[TASK STATEMENT] Extract the lines of the material below, beginning with the first and ending with the line that holds "import numpy as np". Skip every picture.

[DATA]
------------------------------------------------
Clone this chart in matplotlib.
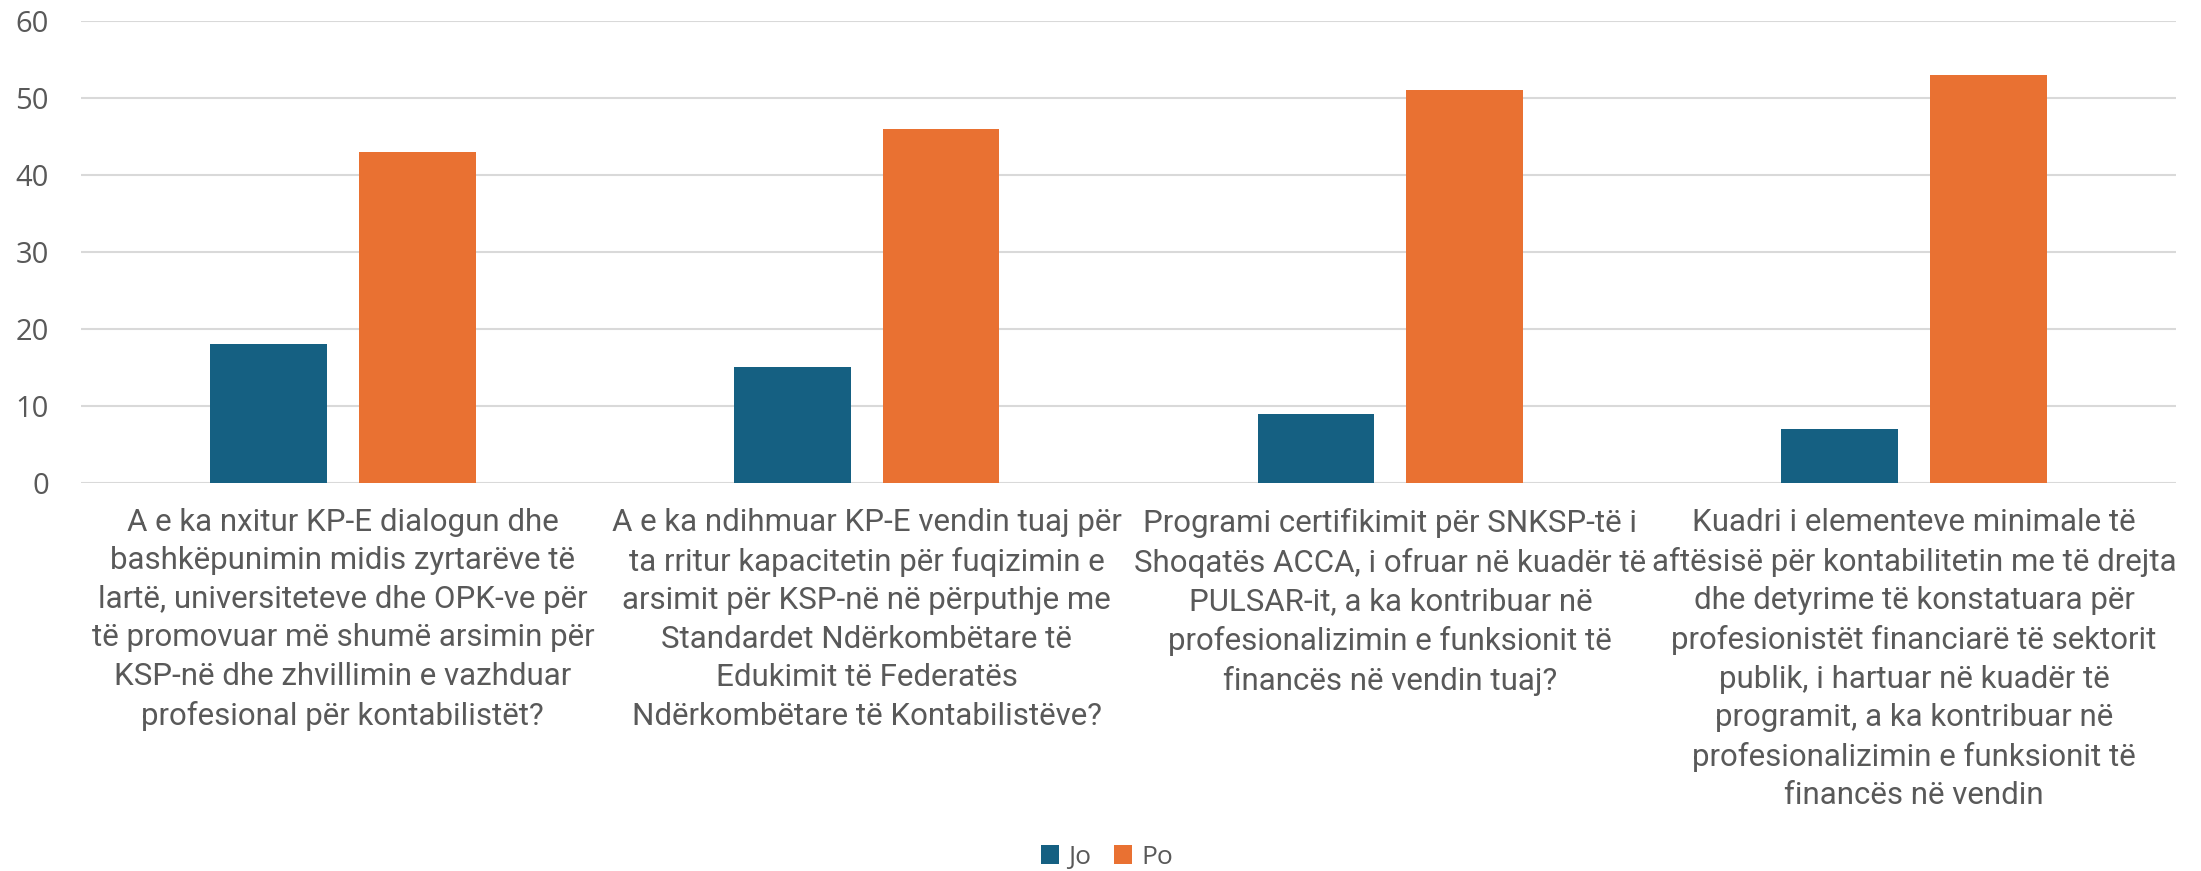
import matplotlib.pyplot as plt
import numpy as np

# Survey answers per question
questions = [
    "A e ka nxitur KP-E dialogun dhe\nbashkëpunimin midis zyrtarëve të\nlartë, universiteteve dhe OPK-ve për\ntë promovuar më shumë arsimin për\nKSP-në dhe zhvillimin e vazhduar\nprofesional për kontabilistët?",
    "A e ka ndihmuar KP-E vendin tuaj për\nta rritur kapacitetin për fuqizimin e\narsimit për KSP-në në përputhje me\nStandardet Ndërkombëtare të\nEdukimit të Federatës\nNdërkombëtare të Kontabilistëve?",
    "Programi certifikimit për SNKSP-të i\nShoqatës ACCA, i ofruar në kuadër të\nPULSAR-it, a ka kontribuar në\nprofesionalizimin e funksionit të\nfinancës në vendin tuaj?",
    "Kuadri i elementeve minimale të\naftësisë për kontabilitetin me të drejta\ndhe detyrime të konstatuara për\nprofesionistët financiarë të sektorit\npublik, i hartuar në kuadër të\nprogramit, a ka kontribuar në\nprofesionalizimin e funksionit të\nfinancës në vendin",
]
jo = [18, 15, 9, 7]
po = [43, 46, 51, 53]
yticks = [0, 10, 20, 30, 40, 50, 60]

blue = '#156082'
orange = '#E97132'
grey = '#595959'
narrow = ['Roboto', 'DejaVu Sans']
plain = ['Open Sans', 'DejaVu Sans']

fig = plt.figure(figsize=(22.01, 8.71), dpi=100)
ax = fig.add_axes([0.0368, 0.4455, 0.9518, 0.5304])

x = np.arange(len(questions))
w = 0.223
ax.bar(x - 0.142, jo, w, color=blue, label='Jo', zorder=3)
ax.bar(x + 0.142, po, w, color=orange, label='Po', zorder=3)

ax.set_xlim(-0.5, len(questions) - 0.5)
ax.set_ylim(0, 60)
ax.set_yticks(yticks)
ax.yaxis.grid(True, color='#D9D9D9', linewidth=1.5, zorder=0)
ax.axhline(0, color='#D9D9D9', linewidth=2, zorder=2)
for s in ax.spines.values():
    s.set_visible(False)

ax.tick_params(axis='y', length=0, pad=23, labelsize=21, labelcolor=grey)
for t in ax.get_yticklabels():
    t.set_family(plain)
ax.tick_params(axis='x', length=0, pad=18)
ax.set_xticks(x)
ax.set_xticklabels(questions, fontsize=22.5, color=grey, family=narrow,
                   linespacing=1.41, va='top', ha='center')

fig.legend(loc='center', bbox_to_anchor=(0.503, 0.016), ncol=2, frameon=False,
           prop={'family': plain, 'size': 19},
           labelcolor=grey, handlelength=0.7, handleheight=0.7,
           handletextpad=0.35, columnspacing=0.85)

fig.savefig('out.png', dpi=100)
------------------------------------------------
[PROBLEM SOLUTION]
Clone this chart in matplotlib.
import matplotlib.pyplot as plt
import numpy as np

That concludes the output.